Superstitious Tibetans and Indians who live round the Himalayas are convinced that Everest will never yield up her secrets. She stands alone in a sea of mountain peaks, her central pyramid rising to the highest point on earth. Her summit is the remotest and most inhospitable spot we know. She is no broken craggy peak, but a prodigious mountain, a Gibraltar of the skies, her rocky mass coated over with a thin layer of powdery snow. This is constantly being blown about by the chill winds, and so Everest is generally wreathed in a snow-mist. Southwards towards Nepal there are tremendous unscalable precipices, but from the Tibet side there runs that ridge which, approached from the North Col, may one day carry some dauntless climber to its dizzy peak.

But it is difficult to get a permit to climb Everest - almost as difficult as it is to make the climb - for the Tibetans do not want to suffer from the vengeance of the mountain.
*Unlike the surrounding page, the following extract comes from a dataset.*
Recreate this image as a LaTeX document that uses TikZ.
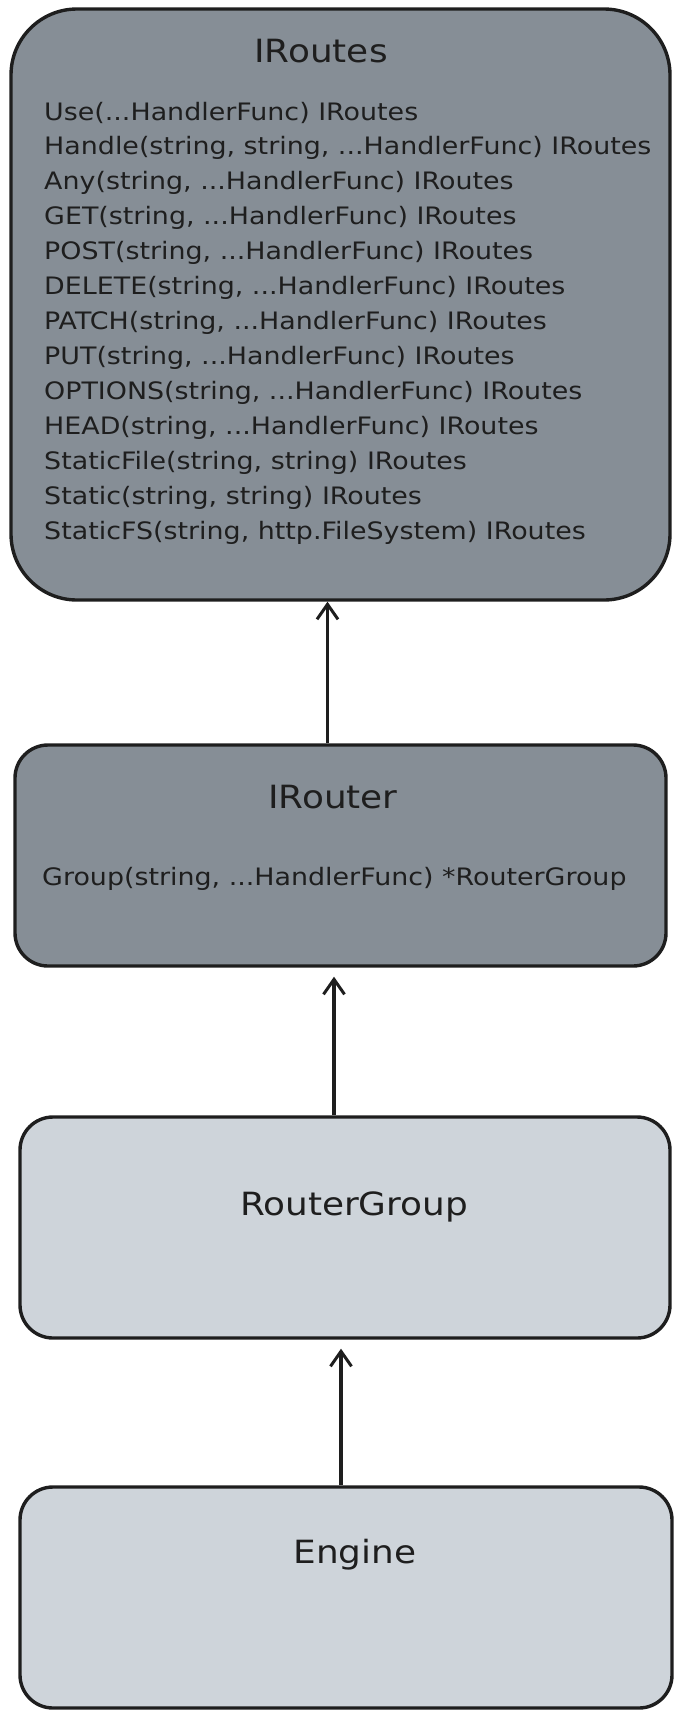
\documentclass[tikz,border=0pt]{standalone}
\usepackage{fontspec}
\setmainfont{DejaVu Sans}[FakeStretch=1.12]
\usepackage{tikz}
\usetikzlibrary{calc,arrows.meta,positioning}
\definecolor{ifaceGray}{RGB}{134,142,150}
\definecolor{structGray}{RGB}{206,212,218}
\definecolor{inkBlack}{RGB}{30,30,30}
\newcommand{\vargs}{...}

\begin{document}
\begin{tikzpicture}[x=1pt,y=-1pt,
  box/.style={draw=inkBlack, line width=3.4pt, inner sep=0pt},
  ifacebox/.style={box, fill=ifaceGray},
  structbox/.style={box, fill=structGray},
  boxtitle/.style={text=inkBlack, font=\fontsize{32}{38}\selectfont},
  member/.style={text=inkBlack, anchor=west, inner sep=0pt, font=\fontsize{24}{29}\selectfont},
  inherit/.style={draw=inkBlack, line width=3.2pt, -{Straight Barb[length=15pt,width=21pt,line width=3pt]}}]
\useasboundingbox (0,0) rectangle (680,1716);
% boxes
\node[ifacebox, rounded corners=66, minimum width=659, minimum height=591] (iroutes) at (340.5,304.5) {};
\node[ifacebox, rounded corners=33, minimum width=651, minimum height=221] (irouter) at (340.5,855.5) {};
\node[structbox, rounded corners=33, minimum width=650, minimum height=221] (routergroup) at (345,1227.5) {};
\node[structbox, rounded corners=33, minimum width=652, minimum height=221] (engine) at (346,1597.5) {};
% titles
\node[boxtitle] (iroutesT) at (321,51) {IRoutes};
\node[boxtitle] (irouterT) at (333,797) {IRouter};
\node[boxtitle] (routergroupT) at (354,1207) {RouterGroup};
\node[boxtitle] (engineT) at (355,1555) {Engine};
% members
\foreach \m [count=\i] in {{Use(\vargs HandlerFunc) IRoutes},
  {Handle(string, string, \vargs HandlerFunc) IRoutes},
  {Any(string, \vargs HandlerFunc) IRoutes},
  {GET(string, \vargs HandlerFunc) IRoutes},
  {POST(string, \vargs HandlerFunc) IRoutes},
  {DELETE(string, \vargs HandlerFunc) IRoutes},
  {PATCH(string, \vargs HandlerFunc) IRoutes},
  {PUT(string, \vargs HandlerFunc) IRoutes},
  {OPTIONS(string, \vargs HandlerFunc) IRoutes},
  {HEAD(string, \vargs HandlerFunc) IRoutes},
  {StaticFile(string, string) IRoutes},
  {Static(string, string) IRoutes},
  {StaticFS(string, http.FileSystem) IRoutes}}
  \node[member] (m\i) at (44,{113+35*(\i-1)}) {\m};
\node[member] (group) at (42,879) {Group(string, \vargs HandlerFunc) *RouterGroup};
% arrows
\draw[inherit] ([xshift=-13]irouter.north) -- ([xshift=-13]iroutes.south);
\draw[inherit, shorten >=9pt] ([xshift=-11]routergroup.north) -- ([xshift=-11]routergroup.north |- irouter.south);
\draw[inherit, shorten >=9pt] ([xshift=-5]engine.north) -- ([xshift=-5]engine.north |- routergroup.south);
\end{tikzpicture}
\end{document}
Yet permits have been granted, and others will come.

For ages men have feared and shrunk back from the dreaded mountain; and yet we are not even certain that Everest has not been climbed. Three Englishmen may have won to the top before the mountain slew them. One of these was an eccentric youth named Wilson; the other two were Mallory and Irvine, whose names in 1924 thrilled through the world, like those of Scott and Oates some years before.

Mallory and his friends were sent out by an Everest Committee, but Wilson, who believed that expeditions can be over-organised, despised the help of comrades. He believed that a quick dash by a lone unauthorised climber had more chance of success, and he certainly deserved it, if only for his superb audacity. Wilson seemed to personalise the legend of "Excelsior," but the strange device that he bore on his banner as he struggled upwards was: "Contempt of all authority and every precedent."

Wilson was an airman; that is to say, he had just become one when, thirteen years after the first reconnaisance of the mountain, he flew from England to India, sold his aeroplane, and, avoiding the officials who endeavoured to prevent him, took a company of porters to within striking distance of the summit. Then he set out alone to achieve the goal, leaving orders with his porters that if he did not return in a fortnight they were to go back. He was last seen struggling up the final slope. Afterwards his body was picked up at the foot of the mountain; he had been killed by a tremendous fall. Whether he had slipped on the way down, or been blown over on the way up, none can say. But he made a gallant lone attempt which for sheer daring is hardly likely to be surpassed.

The two great climatic problems of Everest are thin air, which makes breathing so difficult, and the monsoon which, coming early in June, may melt the snows and ice and make the ascent or the return impossible. The expedition of 1924, in which Mallory made his third fight for Everest, passed up through Tibet in splendid weather. Morshead, who had distinguished himself in the 1922 effort, was unable to be in the party. One of Morshead's exploits had been to crawl down a steep slope, when a sick man, just to retrieve a rucksack containing necessary provisions, which had slipped down to the edge of a precipice. Other well-known climbers in the 1924 party were Somvervell, Norton, Odell, Hazard, and a strapping young fellow who had done wonders in sport in Spitzbergen, named Sandy Irvine. This youth was a born mechanic and nothing delighted him more than when the party had reached some narrow shelf and spread their tent high up on the mountain, to tinker with the oxygen apparatus, or do other mechanical work far into the night. Though only 22, Irvine was mentally and physically a full-grown man able to hold his own with Mallory and the others, who were twelve years older. Sandy's great idea was "always to play for the side," and although he hoped "to have a shot at the summit," he was quite prepared to fit in cheerfully with any proposal which would take him in or leave him out.